Monday, November 3, 2014

Capitalism: The Best Anti-Poverty Program

The World Bank reported on Oct. 9 that the share of the world population living in extreme poverty had fallen to 15% in 2011 from 36% in 1990. Earlier this year, the International Labor Office reported that the number of workers in the world earning less than $1.25 a day has fallen to 375 million 2013 from 811 million in 1991.

Such stunning news seems to have escaped public notice, but it means something extraordinary: The past 25 years have witnessed the greatest reduction in global poverty in the history of the world.

To what should this be attributed? Official organizations noting the trend have tended to waffle, but let’s be blunt: The credit goes to the spread of capitalism. Over the past few decades, developing countries have embraced economic-policy reforms that have cleared the way for private enterprise.

China and India are leading examples.
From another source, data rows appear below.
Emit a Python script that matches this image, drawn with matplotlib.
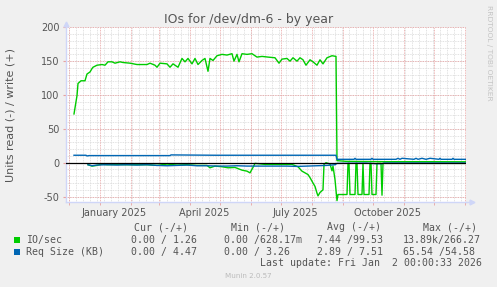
import numpy as np
import matplotlib
matplotlib.use('Agg')
import matplotlib.pyplot as plt
from matplotlib.patches import Rectangle

W, H = 497, 287

# time window (munin "by year" = last 400 days)
start = np.datetime64('2024-11-28')
end = np.datetime64('2026-01-02')

# IO/sec, write (+) side -- day offsets from start
io_w_days = [8, 11, 12, 15, 19, 21, 24, 26, 27, 31, 36, 39, 42, 46, 49, 54, 57, 64, 71, 81,
             84, 89, 91, 94, 101, 104, 107, 112, 116, 119, 122, 126, 129, 132, 136, 139, 142, 144,
             147, 151, 156, 161, 166, 168, 171, 173, 176, 181, 186, 191, 196, 202, 209, 213, 216,
             221, 224, 227, 231, 234, 237, 240, 244, 247, 251, 254, 257, 261, 266, 270, 271, 280,
             320, 360, 400]
io_w_vals = [72, 99, 117, 121, 121, 131, 134, 139, 141, 144, 145, 144, 149, 149, 147, 149, 148, 147, 145, 145,
             147, 144, 141, 147, 146, 141, 146, 141, 154, 149, 154, 146, 154, 145, 151, 154, 135, 154,
             151, 158, 160, 159, 161, 150, 160, 149, 161, 160, 161, 156, 157, 156, 155, 147, 153,
             154, 150, 155, 150, 155, 152, 144, 152, 149, 144, 152, 146, 155, 158, 157, 3, 2,
             1.5, 1.5, 1.3]

# IO/sec, read (-) side
io_r_days = [22, 26, 31, 36, 41, 51, 61, 71, 81, 91, 101, 111, 121, 131, 141, 144, 149, 156, 162, 169,
             176, 181, 184, 187, 189, 199, 212, 226, 232, 236, 239, 242, 244, 247, 249, 251, 252, 254,
             257, 258, 260, 264, 266, 267, 269, 271, 272, 281, 282, 283, 284, 289, 290, 291, 292, 296,
             297, 298, 303, 304, 305, 306, 310, 311, 315, 316, 317, 400]
io_r_vals = [-3, -5, -4, -2, -3, -2.5, -3, -3, -3, -4, -2, -3.5, -3, -4, -4, -7.5, -5, -6, -7.5, -7,
             -11, -12.5, -15, -7, -1, -2.5, -2.5, -2.5, -6, -12.5, -15, -17.5, -22, -30, -35, -45, -49, -44,
             -40, -2.5, 0, -2, -12, -5, -25, -56, -47, -47, -1, -1, -47, -47, -1, -1, -47, -47,
             -1, -47, -47, -1, -1, -47, -47, -1, -1, -48, -1, -1]

# Req Size (KB), write (+) side
rs_w_days = [8, 20, 21, 23, 104, 105, 150, 200, 270, 271, 288, 289, 290, 305, 306, 307, 330, 332, 334,
             336, 348, 350, 352, 356, 360, 364, 373, 374, 375, 386, 387, 388, 400]
rs_w_vals = [11, 11, 10, 10.5, 10.5, 11.5, 11, 11, 11, 5, 5, 6.5, 5, 5, 6.5, 5, 5, 6.5, 5,
             6.5, 5, 6.5, 5, 6.5, 5, 6.5, 5, 6.5, 5, 5, 6.5, 5, 5]

# Req Size (KB), read (-) side
rs_r_days = [22, 26, 31, 41, 51, 61, 71, 81, 91, 101, 111, 121, 131, 141, 151, 161, 171, 181, 191, 201,
             211, 221, 231, 241, 251, 261, 269, 271, 300, 310, 316, 318, 400]
rs_r_vals = [-3, -4.5, -3.5, -3, -3.5, -3, -3.5, -3, -4, -4.5, -4, -3.5, -4.5, -4.5, -5, -5, -4.5, -5, -5, -5,
             -5, -5, -5.5, -5, -4.5, -4, -3, -1, -0.5, -1.5, -1.5, -0.5, -0.5]

month_labels = ['January 2025', 'April 2025', 'July 2025', 'October 2025']
month_label_dates = ['2025-01-15', '2025-04-15', '2025-07-15', '2025-10-15']
yticks = [-50, 0, 50, 100, 150, 200]

legend_names = ['IO/sec', 'Req Size (KB)']
cur_vals = ['0.00 / 1.26', '0.00 / 4.47']
min_vals = ['0.00 /628.17m', '0.00 / 3.26']
avg_vals = ['7.44 /99.53', '2.89 / 7.51']
max_vals = ['13.89k/266.27', '65.54 /54.58']
last_update = 'Last update: Fri Jan  2 00:00:33 2026'

GREEN = '#00CC00'
BLUE = '#0066B3'
TXT = '#555555'
AXIS = '#CFD6F8'
MGRID = '#E8A0A0'
GRID = '#D8D8D8'


def dates(days):
    return start + np.array(days).astype('timedelta64[D]')


def fx(x):
    return x / W


def fy(y):
    return 1 - y / H


fig = plt.figure(figsize=(W / 100, H / 100), dpi=100, facecolor='#F0F0F0')
ax = fig.add_axes([fx(66), fy(202.3), (466 - 66) / W, (202.3 - 27.3) / H], facecolor='white')

ax.set_xlim(start, end)
ax.set_ylim(-58.5, 200)

# grid: weekly (sundays) + monthly, 10 units + 50 units
for d in np.arange(np.datetime64('2024-12-01'), end, 7):
    ax.axvline(d, color=GRID, lw=0.6, ls=(0, (1, 1)), zorder=1)
for v in range(-50, 201, 10):
    ax.axhline(v, color=GRID, lw=0.6, ls=(0, (1, 1)), zorder=1)
months = np.arange('2024-12', '2026-02', dtype='datetime64[M]').astype('datetime64[D]')
for d in months:
    ax.axvline(d, color=MGRID, lw=0.6, ls=(0, (1, 1)), zorder=1.5)
for v in yticks:
    ax.axhline(v, color=MGRID, lw=0.6, ls=(0, (1, 1)), zorder=1.5)

# data
ax.plot(dates(io_w_days), io_w_vals, color=GREEN, lw=1.0, zorder=3)
ax.plot(dates(io_r_days), io_r_vals, color=GREEN, lw=1.0, zorder=3)
ax.plot(dates(rs_w_days), rs_w_vals, color=BLUE, lw=1.0, zorder=3)
ax.plot(dates(rs_r_days), rs_r_vals, color=BLUE, lw=1.0, zorder=3)
ax.axhline(0, color='black', lw=0.9, zorder=4)

# ticks
ax.set_yticks(yticks)
ax.set_yticklabels([str(v) for v in yticks])
ax.tick_params(axis='y', length=2, color=MGRID, pad=2.5, labelsize=7, labelcolor=TXT)
ax.set_xticks([np.datetime64(d) for d in month_label_dates])
ax.set_xticklabels(month_labels)
ax.tick_params(axis='x', which='major', length=0, pad=4, labelsize=7, labelcolor=TXT)
ax.set_xticks(months, minor=True)
ax.tick_params(axis='x', which='minor', length=2, color=MGRID)

for s in ['top', 'right']:
    ax.spines[s].set_visible(False)
for s in ['left', 'bottom']:
    ax.spines[s].set_color(AXIS)
    ax.spines[s].set_linewidth(1)

# axis arrows
ax.plot([1, 1.012], [0, 0], color=AXIS, lw=1, transform=ax.transAxes, clip_on=False)
ax.plot([1.014], [0], marker='>', ms=3.5, color=AXIS, transform=ax.transAxes, clip_on=False)
ax.plot([0, 0], [1, 1.012], color=AXIS, lw=1, transform=ax.transAxes, clip_on=False)
ax.plot([0], [1.018], marker='^', ms=3.5, color=AXIS, transform=ax.transAxes, clip_on=False)

# texts
fig.text(0.5, fy(19), 'IOs for /dev/dm-6 - by year', ha='center', va='center', fontsize=9, color=TXT)
fig.text(fx(11), fy(115), 'Units read (-) / write (+)', rotation=90, ha='center', va='center',
         fontsize=8, color=TXT)
fig.text(fx(489), fy(5), 'RRDTOOL / TOBI OETIKER', rotation=270, ha='center', va='top',
         fontsize=5.4, color='#C4C4C4')

mono = dict(family='DejaVu Sans Mono', fontsize=7.1, color=TXT, va='center')
headers = ['Cur (-/+)', 'Min (-/+)', 'Avg (-/+)', 'Max (-/+)']
header_x = [134, 231, 327, 423]
for hx, h in zip(header_x, headers):
    fig.text(fx(hx), fy(227), h, ha='left', **mono)

col_start = [131, 224, 317, 403]
row_y = [240, 252]
colors = [GREEN, BLUE]
for i, name in enumerate(legend_names):
    fig.add_artist(Rectangle((fx(14), fy(row_y[i] + 3)), 6 / W, 6 / H, transform=fig.transFigure,
                             facecolor=colors[i], edgecolor='none'))
    fig.text(fx(26), fy(row_y[i]), name, ha='left', **mono)
    for j, vals in enumerate([cur_vals, min_vals, avg_vals, max_vals]):
        fig.text(fx(col_start[j]), fy(row_y[i]), vals[i], ha='left', **mono)

fig.text(fx(482), fy(263.5), last_update, ha='right', **mono)
fig.text(fx(248), fy(276), 'Munin 2.0.57', ha='center', va='center', fontsize=5.1, color='#BBBBBB')

fig.savefig('out.png', dpi=100, facecolor=fig.get_facecolor())
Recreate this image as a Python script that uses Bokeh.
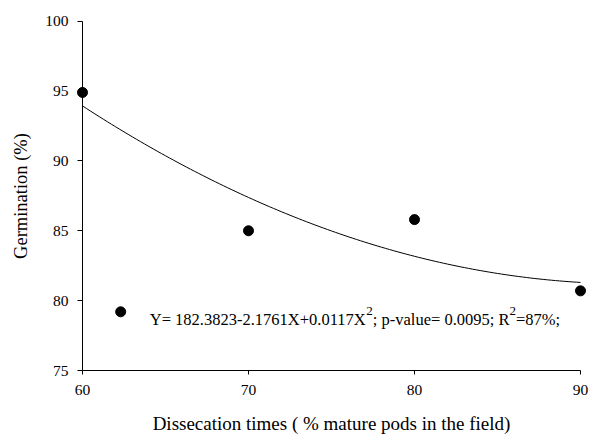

In 1978 China began allowing private agricultural plots, permitted private businesses, and ended the state monopoly on foreign trade. The result has been phenomenal economic growth, higher wages for workers—and a big decline in poverty. For the most part all the government had to do was get out of the way. State-owned enterprises are still a large part of China’s economy, but the much more dynamic and productive private sector has been the driving force for change.

In 1991 India started dismantling the “license raj”—the need for government approval to start a business, expand capacity or even purchase foreign goods like computers and spare parts. Such policies strangled the Indian economy for decades and kept millions in poverty. When the government stopped suffocating business, the Indian economy began to flourish, with faster growth, higher wages and reduced poverty.

Those who would castigate capitalism in favor of socialism should think carefully: We have a grand example before our very eyes of the effects of socialism. That example is the former U.S.S.R. That country was not able to produce the consumer goods needed by their people. Oh, they were great at building dams and moon rockets; but they were miserable at producing the things that people needed to live. And…they were very bad at providing jobs and motivating their people to go to work to earn a living. America should take the Russian economy as a warning to the U.S. Socialism is a dead end!

(This blog post was redacted from the Wall Street Journal November 2, 1914, the editorial page.)